RI politics still a host of uncertainties
By Peter Richards
This is the first of two articles on possible developments in Indonesian politics ahead of the general election planned for May 1999.
JAKARTA (JP): Eighteen weeks of living dangerously began on May 21, when president Soeharto stepped down.
This second year of dangerous life will be different from the first because it has different goals.
* The reversal of the economic collapse that has affected all Indonesians except those with millions of U.S. dollars in foreign bank accounts and those who have always lived at a subsistence level.
* The political and economic restructuring of Indonesia so that it will not be possible in the future for more Indonesians to prosper in good times and to survive with dignity in bad times.
Both goals require capital, a quicksilver commodity currently in short supply in Indonesia.
It turns out that capital flows from foreign governments and international financial institutions, though larger than ever this year, are not enough. It seems that foreign private capital is needed to stimulate the repatriation and investment of domestic private capital.
This foreign capital will not begin to come until there is a certain level of confidence about the details of the post- Soeharto system. Indonesia is risky and big business and, notwithstanding its rhetoric, likes to minimize risk and assure return on investment. Besides, there are many other places crying out for capital.
So Indonesia's problem is how to deliver a system of sufficient probable stability and predictability to satisfy foreign and Indonesian investors. Anything related to the Soeharto era lacks persuasive value. So what is needed is a process that delivers a "legitimate" government that has the credibility to reassure investors.
"Legitimacy" is no longer a matter of (only) bureaucratic/military/police protection against competition and unhappy dispossessed landowners and restive workers. The reform process has set loose various lobbies in the deceptive form of prototype political parties. Many of their positions cannot be easily ignored.
The current plan pins hopes on a political process, including, centrally, a liberalized press and the election of House of Representatives (DPR) members, that will sort out these contending claims. It will thus yield a more accurate sense of what Indonesians want, and will challenge rather than meekly put up with the past platitudes of the government's various public affairs branches.
The process up to the elections of May 1999 is important, and so are the political negotiations that will precede the General Session of the People's Consultative Assembly (MPR) in late 1999. This MPR session is after all charged with the selection of Indonesia's president and the elaboration of the broad state guidelines for the first five years of the 21st century.
Indonesians and interested foreigners will be watching closely the political reform process, including the debates on the bills on political parties, the restructuring of the DPR and the MPR, the formation of political parties and the conduct of the general election.
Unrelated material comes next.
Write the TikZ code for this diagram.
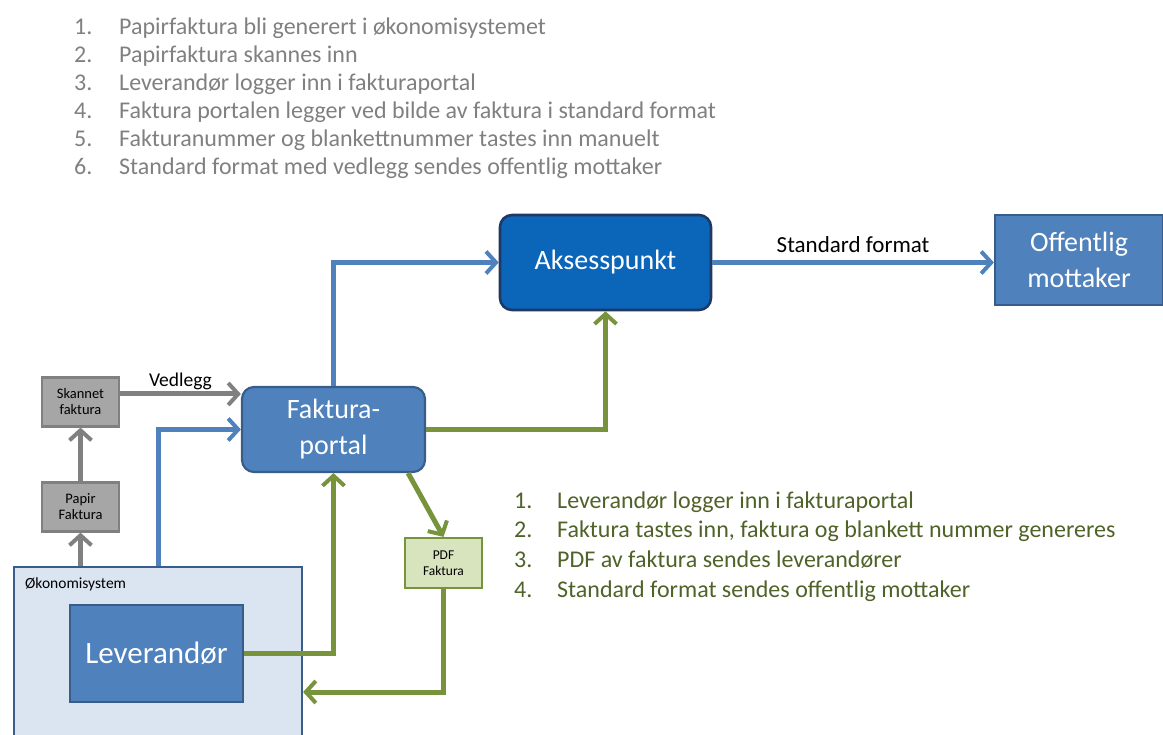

They will be watching also how the successful and unsuccessful parties behave after the election as they politick to identify the next Indonesian president and vice president for the period 2000/2005.
In 2000 Indonesia reopens for business, initially with the tentativeness of the early 1970s but hopefully accelerating on the basis of the strength (and strengthening) of Indonesia's physical and institutional infrastructure.
So what can go wrong in the next year? Three things for starters.
* Engineered violence that requires the Armed Forces (ABRI) to intervene, thus risking reversion to the practices of the Soeharto regime or something even less attractive to Indonesians and foreign investors.
* The excessive reliance by the incumbent Golkar party on its funding, organizational and influence advantages in the run-up to the selection of the new Indonesian regime.
* The refusal by some major political party or force (for whatever reason) to accede to the outcome of the political process of 1998/1999.
President B.J. Habibie has said the government will suppress sporadic violence and looting. And many claim that even peaceful political activity is unduly circumscribed.
But the real danger lies with those faceless people with the means to mobilize and even train people motivated by the despair of their hungry children or with no higher motive than thuggery. In a word, people in or with contacts in the military and its integrated police force.
There is a natural desire to unmask the authors (in uniform and not) of a whole series of episodes since 1996 if not before. How far back is it useful to go? Surely, at least as far back as the July 27, 1996, rioting after the forcible takeover of the Indonesian Democratic Party's (PDI) headquarters; the kidnapping, detention and torture of students; the killing of the Trisakti University students; and the looting, murder and rapes in the middle of May.
Not just so that justice may be done, desirable though that is. But so that the "engineers" of the recent past cannot act again and that others think twice before imitating them. As the May incidents showed, these people do not seem to understand that the world has changed dramatically since 1965.
The ideological calculations of the Cold War can no longer excuse the bestiality of friendly governments. Electronic media envelop the planet. It is harder to get away with murder. And, thanks to modern communications and the transparent shamelessness of the late New Order government, Indonesians are vastly more politically aware.
The writer is a former Canadian diplomat who is now working as a tourism marketing consultant for the Indian Union Territory of Pondicherry. He has written this article in his private capacity.